I’m lucky to frequently meet with entrepreneurs as part of my job. Like many who work in the entrepreneurial space, I spend as much time getting a feel for the team as I do considering their idea.
I recently met with an entrepreneur who impressed me with his humble attitude. He didn’t try to convince me that he knew everything about his customers, or that he knew the industry better than anyone else — instead, we had an engaging discussion about his key assumptions and how he would like to try to validate them in the market.
That great discussion not only gave me confidence in the entrepreneur and made me interested in working with him, it also got me thinking about what traits I look for when considering working with an entrepreneur.

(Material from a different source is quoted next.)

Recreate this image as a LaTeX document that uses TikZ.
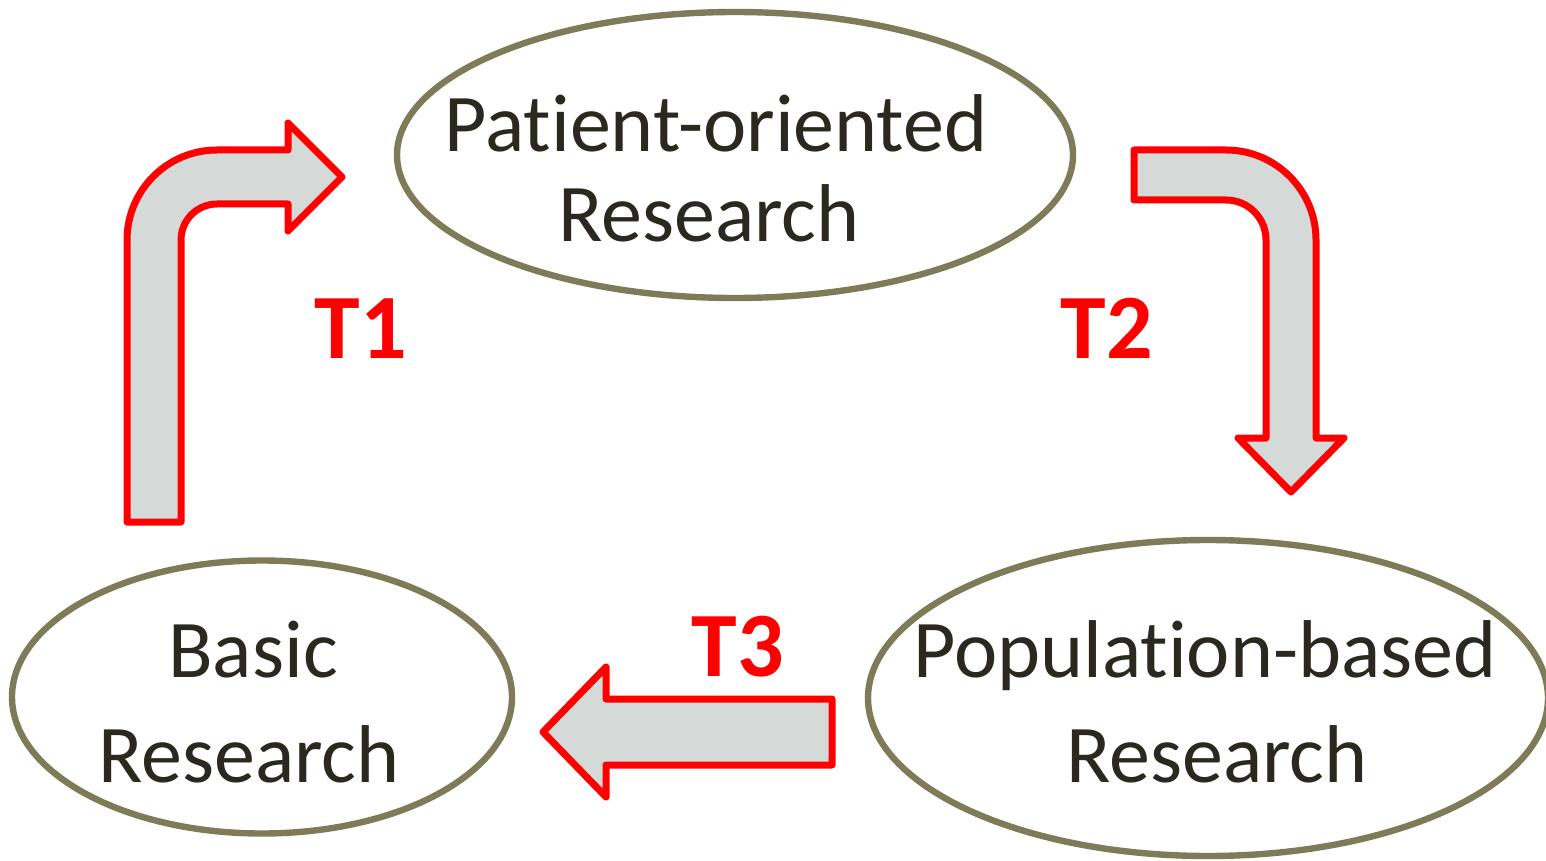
\documentclass[tikz,border=0pt]{standalone}
\usepackage{fontspec}
\setmainfont[Ligatures={NoCommon}]{Carlito}
\usetikzlibrary{shapes.geometric}
\definecolor{ellcol}{HTML}{7E7B59}
\definecolor{txtcol}{HTML}{2B2820}
\definecolor{arrfill}{HTML}{D5D9D8}
\definecolor{arrred}{HTML}{FF0000}
\tikzset{
  ell/.style={ellipse, draw=ellcol, line width=3.2pt, inner sep=0pt},
  lbl/.style={anchor=base, inner sep=0pt, text=txtcol, font=\fontsize{41}{49}\selectfont},
  tlbl/.style={anchor=base, inner sep=0pt, text=arrred, font=\fontsize{46}{54}\selectfont\bfseries},
  blockarrow/.style={draw=arrred, fill=arrfill, line width=3.5pt, line join=round}
}
\begin{document}
\begin{tikzpicture}[x=0.5pt,y=-0.5pt]
\useasboundingbox (0,0) rectangle (1546,861);
% ellipses
\node[ell, minimum width=338pt, minimum height=143pt] (pat) at (735,155) {};
\node[ell, minimum width=250pt, minimum height=136.5pt] (bas) at (262,697) {};
\node[ell, minimum width=340pt, minimum height=158pt] (pop) at (1208,698) {};
% texts
\node[lbl] (pat1) at (716,152) {Patient-oriented};
\node[lbl] (pat2) at (709,242) {Research};
\node[lbl] (bas1) at (253,677) {Basic};
\node[lbl] (bas2) at (249,782) {Research};
\node[lbl] (pop1) at (1205,677) {Population-based};
\node[lbl] (pop2) at (1217,782) {Research};
% block arrows
\draw[blockarrow] (127,522) -- (127,240) .. controls (127,190.3) and (167.3,150) .. (217,150)
  -- (288,150) -- (288,123) -- (342,177) -- (288,231) -- (288,204) -- (217,204)
  .. controls (197.1,204) and (181,220.1) .. (181,240) -- (181,522) -- cycle;
\draw[blockarrow] (1134,150) -- (1226,150) .. controls (1275.7,150) and (1316,190.3) .. (1316,240)
  -- (1316,438) -- (1344,438) -- (1291,492) -- (1238,438) -- (1266,438) -- (1266,240)
  .. controls (1266,217.9) and (1248.1,200) .. (1226,200) -- (1134,200) -- cycle;
\draw[blockarrow] (832,699) -- (606,699) -- (606,667) -- (543,732) -- (606,797) -- (606,765) -- (832,765) -- cycle;
% labels
\node[tlbl] (t1) at (361,358) {T1};
\node[tlbl] (t2) at (1107,358) {T2};
\node[tlbl] (t3) at (738,676) {T3};
\end{tikzpicture}
\end{document}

Like many investors and partners in the entrepreneurial space, I spend as much time getting a feel for the team as I do understanding their idea and assessing its potential. Here are some of the traits that turn me on, and some that send me running as fast as I can in the other direction.
Traits that get me excited
Knowing you don’t know much, even if you’ve successfully launched companies before. It’s ok to not know much, but it’s not ok to think you can take a “rinse and repeat” attitude towards a startup. Every startup is its own adventure — that’s why startups are so fun and challenging! Startup experience is incredibly valuable, but only if you learned from the process so you can take those lessons and apply them to the new startup.
Having a learning process that starts with curiosity, proceeds through inquiry, and ends with the excitement of discovery. You should enjoy the learning that comes with every startup. If you don’t, it’s probably time to start working for someone else.
Understanding that an idea alone, without execution, is worth nothing. People everywhere have ideas for products and services. Very few of them ever go beyond just talking about their idea. Even fewer build a business model around it. It’s not the idea that makes a great entrepreneur, it’s the ability to take that idea, put a business model around it, and successfully take it to market.
A keen interest in learning about your customers so you can better serve their needs. You’re not selling an idea, you’re selling a solution to some customer need. You can’t do that if you don’t understand your customers. And you can’t understand your customers without talking to them.
Being open to advice and alternative approaches, not only from investors but from other members of the team. The key is working together to solve problems, not having all the answers. If you think you have all the answers you’re probably only asking obvious questions.
Traits that send me running
Not having well thought-out hypotheses that you want to test in the market. Any launch is filled with assumptions about your customers. If you aren’t thinking through those assumptions and figuring out a way to test them, you’re going to get yourself into trouble.
Thinking you know more about your customers’ needs than they do. What you know is irrelevant to your customers — they want to know what you can do for them. You could have a great solution to some problem, but if they don’t have that problem, or they’re not willing to pay to have it solved for them, you’re destined for failure.
Acting like everyone is lucky to work with you. Even if you’ve launched a dozen successful companies, you haven’t earned the right to be arrogant.
Trying too hard to prove yourself. You need to prove yourself over time through your actions and leadership. If you are trying too hard to prove all of that, it just tells me you’re trying to fake it into existence. I’d much rather talk with someone who has a list of traits they want to continue improving than someone who has a list of things they think they are amazing at. Don’t downplay your strengths, but neither should you have to highlight them. If they truly are strengths, they will come out on their own.
It’s all about being humble
What this all comes down to is being humble. I’m not saying you should pretend to know nothing. Quite the contrary, you should just be yourself and see if the investors or potential partners you are talking with would be a good fit. If both sides just take a humble approach to each other, and the market, their relationship will be much smoother. They’ll also make their customers happier because real needs will be addressed.
So go be a humble entrepreneur, build a team that couldn’t imagine working with any other group of people, and create great stuff that your customers love. Accolades may, or may not, follow. Whether they do or not, at least you will have built something of value. That’s something to be proud of.